В 1914 году наш Тигран поехал в высокогорный район Карабаха, в деревню Патар, принимать дубовые шпалы для строившейся тогда железной дороги Шуша — Евлах, которая к концу империалистической войны была законсервирована, а в дальнейшем так и не построена. В одном из окраинных домов ему предоставили ночлег. Там на старом комоде он совершенно неожиданно обнаружил болшую стопку прокламаций, выпущенных Бакинским комитетом РСДРП в 1902–1908 годах. Среди них оказались листовки, написанные Богданом, а также карикатура на царя, нарисованная Тиграном и выпущенная Бакинским комитетом (БК) в количестве 1500 экземпляров к мартовской демонстрации 1903 года. На полулисте бумаги был изображен царь, сброшенный с трона, рядом валялись корона и разломанный пополам скипетр. Рабочий со знаменем в одной руке и с молотом в другой наступал на спину царя. На флаге написано: „Долой самодержавие! Да здравствует свобода! Да здравствует 8-часовой рабочий! день!“ А сверху на листовке: „Пролетарии всех стран, соединяйтесь!“ Тигран рассказывал, что четыре дня и четыре ночи печатали они вместе с Мехаком Аракеляном эту карикатуру. Чтобы сделать на гектографе 1500 экземпляров, надо было нарисовать ее пятнадцать раз. Чтобы знамя получилось красным, нужно было очень тщательно накладывать листы. Словом, когда последний экземпляр был готов, Тигран находился почти в бессознательном состоянии. К тому же ему в эти дни пришлось написать большой портрет Карла Маркса, который во время демонстрации был прострелен и куда-то пропал. Что касается знамени, которое спрятали в палку и принесли на парапет, то его изготовили на квартире Розы Бабиковой, жены Людвига.

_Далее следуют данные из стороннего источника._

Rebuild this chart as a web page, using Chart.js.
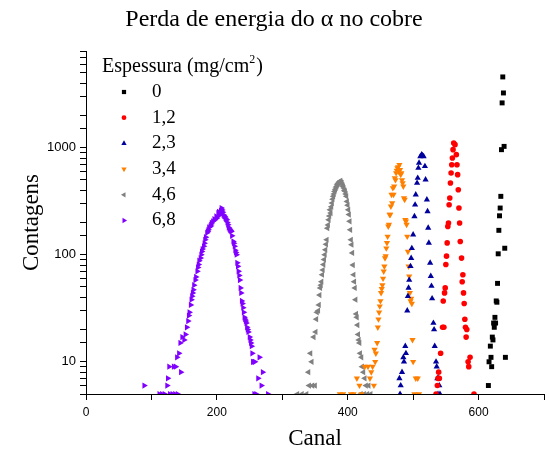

И вот, находясь в глухой деревушке по делам Инженерной дистанции, Тигран обнаружил эту листовку среди других, лежащих на комоде. Он спросил хозяйку, зачем та держит в доме открыто такие опасные бумаги. Хозяйка ответила, что подобные листки можно найти во многих деревенских домах. Их привозили или присылали родственники, работающие в Баку. Ее сыновья велели хранить листки как зеницу ока, давать читать, кто попросит, но не выбрасывать.
— Так все и делают, — сказала она.
В 1915 году вместе с братом Тарсаем, акцизным чиновником, инспектирующим винокурение в Карабахе, я объезжала армянские деревни. Узнав, кто мы такие, люди приходили из окрестных деревень, чтобы спросить об отце и о Богдане.
— Такой веселый, живой парень, — вспоминали они. — Хоть и не наступила та хорошая жизнь, которую он обещал нам, все равно хотелось бы еще раз встретиться с ним, поговорить.